(Problem details):
A verbatim copy of the records is required, with all pictures left out.

Figure scripts
________________________
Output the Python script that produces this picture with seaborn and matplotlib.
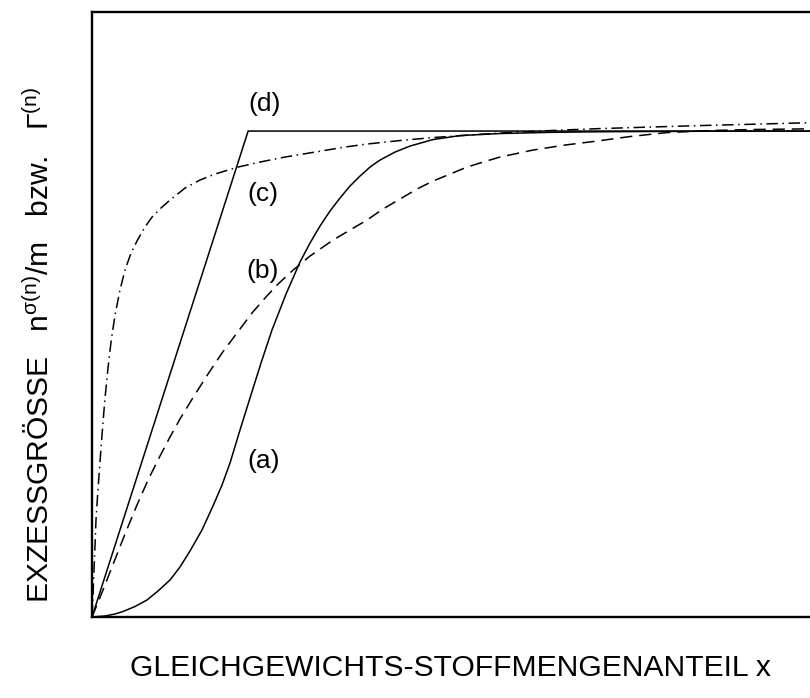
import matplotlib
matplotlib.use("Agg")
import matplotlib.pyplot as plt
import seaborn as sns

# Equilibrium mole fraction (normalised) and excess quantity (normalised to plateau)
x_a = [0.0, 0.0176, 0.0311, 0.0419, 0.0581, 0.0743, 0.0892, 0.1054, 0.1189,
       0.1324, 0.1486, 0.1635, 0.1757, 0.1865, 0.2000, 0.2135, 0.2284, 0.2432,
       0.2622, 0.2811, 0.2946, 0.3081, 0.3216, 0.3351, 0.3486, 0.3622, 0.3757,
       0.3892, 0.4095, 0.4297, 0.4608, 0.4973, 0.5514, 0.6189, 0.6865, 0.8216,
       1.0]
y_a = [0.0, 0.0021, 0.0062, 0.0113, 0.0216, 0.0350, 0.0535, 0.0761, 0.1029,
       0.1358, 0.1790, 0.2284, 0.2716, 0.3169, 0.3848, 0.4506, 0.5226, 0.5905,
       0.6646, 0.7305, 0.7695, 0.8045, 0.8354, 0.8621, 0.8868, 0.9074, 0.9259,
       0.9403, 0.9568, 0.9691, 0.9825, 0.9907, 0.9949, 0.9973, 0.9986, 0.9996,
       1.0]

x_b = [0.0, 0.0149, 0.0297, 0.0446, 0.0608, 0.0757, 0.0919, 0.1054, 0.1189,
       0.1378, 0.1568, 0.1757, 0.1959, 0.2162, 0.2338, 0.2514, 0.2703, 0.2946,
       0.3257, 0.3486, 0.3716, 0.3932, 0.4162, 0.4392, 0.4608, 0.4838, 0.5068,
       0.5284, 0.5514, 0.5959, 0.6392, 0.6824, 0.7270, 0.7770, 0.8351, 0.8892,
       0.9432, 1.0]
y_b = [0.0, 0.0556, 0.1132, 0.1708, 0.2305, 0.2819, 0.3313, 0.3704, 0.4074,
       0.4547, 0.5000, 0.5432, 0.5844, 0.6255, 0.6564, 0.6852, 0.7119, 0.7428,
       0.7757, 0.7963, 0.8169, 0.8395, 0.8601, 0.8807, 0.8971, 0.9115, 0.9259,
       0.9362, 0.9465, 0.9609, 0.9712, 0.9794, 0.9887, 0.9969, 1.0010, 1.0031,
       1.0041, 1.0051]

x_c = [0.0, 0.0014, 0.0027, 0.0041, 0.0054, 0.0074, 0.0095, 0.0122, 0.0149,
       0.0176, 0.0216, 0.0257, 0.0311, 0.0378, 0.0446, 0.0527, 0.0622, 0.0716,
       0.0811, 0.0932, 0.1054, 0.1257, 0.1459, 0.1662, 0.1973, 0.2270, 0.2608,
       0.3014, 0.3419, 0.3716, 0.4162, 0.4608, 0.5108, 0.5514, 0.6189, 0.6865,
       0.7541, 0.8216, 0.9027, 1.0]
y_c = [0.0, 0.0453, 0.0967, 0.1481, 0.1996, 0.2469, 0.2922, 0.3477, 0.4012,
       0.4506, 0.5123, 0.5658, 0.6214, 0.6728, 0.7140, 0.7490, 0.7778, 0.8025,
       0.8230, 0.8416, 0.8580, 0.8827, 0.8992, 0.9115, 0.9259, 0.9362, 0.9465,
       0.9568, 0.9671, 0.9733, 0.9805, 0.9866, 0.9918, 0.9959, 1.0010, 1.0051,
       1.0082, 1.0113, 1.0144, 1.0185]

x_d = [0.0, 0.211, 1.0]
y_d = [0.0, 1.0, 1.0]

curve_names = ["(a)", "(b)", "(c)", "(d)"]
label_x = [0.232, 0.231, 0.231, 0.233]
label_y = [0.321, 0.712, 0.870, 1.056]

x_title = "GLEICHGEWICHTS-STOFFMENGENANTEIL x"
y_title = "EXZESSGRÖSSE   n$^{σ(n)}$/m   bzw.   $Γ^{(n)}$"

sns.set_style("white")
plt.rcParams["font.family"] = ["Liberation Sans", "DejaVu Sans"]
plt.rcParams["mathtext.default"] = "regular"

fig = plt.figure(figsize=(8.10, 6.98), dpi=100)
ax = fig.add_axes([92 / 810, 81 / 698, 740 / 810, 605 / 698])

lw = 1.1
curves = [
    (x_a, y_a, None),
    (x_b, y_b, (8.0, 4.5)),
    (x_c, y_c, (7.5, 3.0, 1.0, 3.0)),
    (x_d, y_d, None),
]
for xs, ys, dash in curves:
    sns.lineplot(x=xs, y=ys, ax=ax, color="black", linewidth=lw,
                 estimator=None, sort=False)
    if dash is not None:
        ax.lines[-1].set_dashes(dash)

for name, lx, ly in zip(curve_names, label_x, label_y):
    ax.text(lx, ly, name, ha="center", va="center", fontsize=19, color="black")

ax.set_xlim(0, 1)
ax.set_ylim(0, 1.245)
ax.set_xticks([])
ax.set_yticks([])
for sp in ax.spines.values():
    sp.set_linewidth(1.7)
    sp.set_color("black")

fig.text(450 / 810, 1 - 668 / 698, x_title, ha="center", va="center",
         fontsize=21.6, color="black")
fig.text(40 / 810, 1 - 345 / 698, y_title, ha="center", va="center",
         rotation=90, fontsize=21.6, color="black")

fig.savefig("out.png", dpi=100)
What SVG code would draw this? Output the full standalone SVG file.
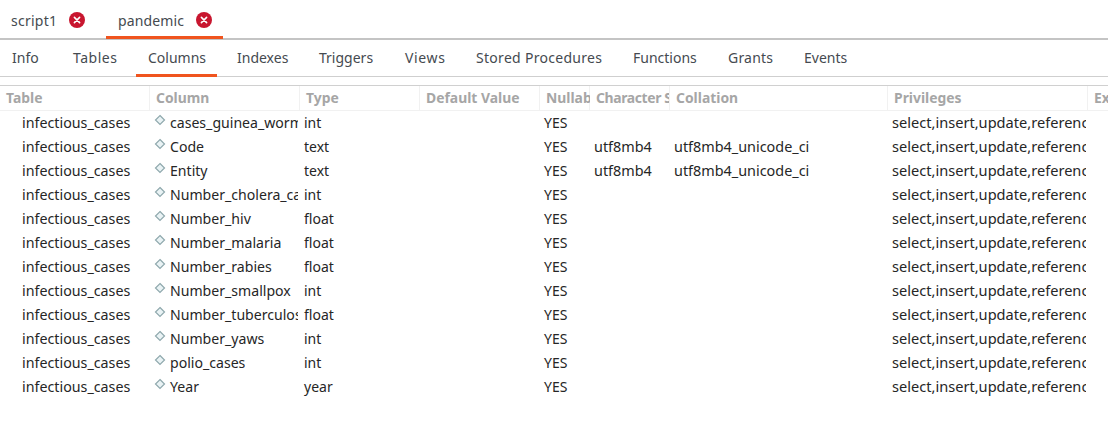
________________________
(Answer to the exercise):
Output the Python script that produces this picture with seaborn and matplotlib.
import matplotlib
matplotlib.use("Agg")
import matplotlib.pyplot as plt
import seaborn as sns

# Equilibrium mole fraction (normalised) and excess quantity (normalised to plateau)
x_a = [0.0, 0.0176, 0.0311, 0.0419, 0.0581, 0.0743, 0.0892, 0.1054, 0.1189,
       0.1324, 0.1486, 0.1635, 0.1757, 0.1865, 0.2000, 0.2135, 0.2284, 0.2432,
       0.2622, 0.2811, 0.2946, 0.3081, 0.3216, 0.3351, 0.3486, 0.3622, 0.3757,
       0.3892, 0.4095, 0.4297, 0.4608, 0.4973, 0.5514, 0.6189, 0.6865, 0.8216,
       1.0]
y_a = [0.0, 0.0021, 0.0062, 0.0113, 0.0216, 0.0350, 0.0535, 0.0761, 0.1029,
       0.1358, 0.1790, 0.2284, 0.2716, 0.3169, 0.3848, 0.4506, 0.5226, 0.5905,
       0.6646, 0.7305, 0.7695, 0.8045, 0.8354, 0.8621, 0.8868, 0.9074, 0.9259,
       0.9403, 0.9568, 0.9691, 0.9825, 0.9907, 0.9949, 0.9973, 0.9986, 0.9996,
       1.0]

x_b = [0.0, 0.0149, 0.0297, 0.0446, 0.0608, 0.0757, 0.0919, 0.1054, 0.1189,
       0.1378, 0.1568, 0.1757, 0.1959, 0.2162, 0.2338, 0.2514, 0.2703, 0.2946,
       0.3257, 0.3486, 0.3716, 0.3932, 0.4162, 0.4392, 0.4608, 0.4838, 0.5068,
       0.5284, 0.5514, 0.5959, 0.6392, 0.6824, 0.7270, 0.7770, 0.8351, 0.8892,
       0.9432, 1.0]
y_b = [0.0, 0.0556, 0.1132, 0.1708, 0.2305, 0.2819, 0.3313, 0.3704, 0.4074,
       0.4547, 0.5000, 0.5432, 0.5844, 0.6255, 0.6564, 0.6852, 0.7119, 0.7428,
       0.7757, 0.7963, 0.8169, 0.8395, 0.8601, 0.8807, 0.8971, 0.9115, 0.9259,
       0.9362, 0.9465, 0.9609, 0.9712, 0.9794, 0.9887, 0.9969, 1.0010, 1.0031,
       1.0041, 1.0051]

x_c = [0.0, 0.0014, 0.0027, 0.0041, 0.0054, 0.0074, 0.0095, 0.0122, 0.0149,
       0.0176, 0.0216, 0.0257, 0.0311, 0.0378, 0.0446, 0.0527, 0.0622, 0.0716,
       0.0811, 0.0932, 0.1054, 0.1257, 0.1459, 0.1662, 0.1973, 0.2270, 0.2608,
       0.3014, 0.3419, 0.3716, 0.4162, 0.4608, 0.5108, 0.5514, 0.6189, 0.6865,
       0.7541, 0.8216, 0.9027, 1.0]
y_c = [0.0, 0.0453, 0.0967, 0.1481, 0.1996, 0.2469, 0.2922, 0.3477, 0.4012,
       0.4506, 0.5123, 0.5658, 0.6214, 0.6728, 0.7140, 0.7490, 0.7778, 0.8025,
       0.8230, 0.8416, 0.8580, 0.8827, 0.8992, 0.9115, 0.9259, 0.9362, 0.9465,
       0.9568, 0.9671, 0.9733, 0.9805, 0.9866, 0.9918, 0.9959, 1.0010, 1.0051,
       1.0082, 1.0113, 1.0144, 1.0185]

x_d = [0.0, 0.211, 1.0]
y_d = [0.0, 1.0, 1.0]

curve_names = ["(a)", "(b)", "(c)", "(d)"]
label_x = [0.232, 0.231, 0.231, 0.233]
label_y = [0.321, 0.712, 0.870, 1.056]

x_title = "GLEICHGEWICHTS-STOFFMENGENANTEIL x"
y_title = "EXZESSGRÖSSE   n$^{σ(n)}$/m   bzw.   $Γ^{(n)}$"

sns.set_style("white")
plt.rcParams["font.family"] = ["Liberation Sans", "DejaVu Sans"]
plt.rcParams["mathtext.default"] = "regular"

fig = plt.figure(figsize=(8.10, 6.98), dpi=100)
ax = fig.add_axes([92 / 810, 81 / 698, 740 / 810, 605 / 698])

lw = 1.1
curves = [
    (x_a, y_a, None),
    (x_b, y_b, (8.0, 4.5)),
    (x_c, y_c, (7.5, 3.0, 1.0, 3.0)),
    (x_d, y_d, None),
]
for xs, ys, dash in curves:
    sns.lineplot(x=xs, y=ys, ax=ax, color="black", linewidth=lw,
                 estimator=None, sort=False)
    if dash is not None:
        ax.lines[-1].set_dashes(dash)

for name, lx, ly in zip(curve_names, label_x, label_y):
    ax.text(lx, ly, name, ha="center", va="center", fontsize=19, color="black")

ax.set_xlim(0, 1)
ax.set_ylim(0, 1.245)
ax.set_xticks([])
ax.set_yticks([])
for sp in ax.spines.values():
    sp.set_linewidth(1.7)
    sp.set_color("black")

fig.text(450 / 810, 1 - 668 / 698, x_title, ha="center", va="center",
         fontsize=21.6, color="black")
fig.text(40 / 810, 1 - 345 / 698, y_title, ha="center", va="center",
         rotation=90, fontsize=21.6, color="black")

fig.savefig("out.png", dpi=100)
What SVG code would draw this? Output the full standalone SVG file.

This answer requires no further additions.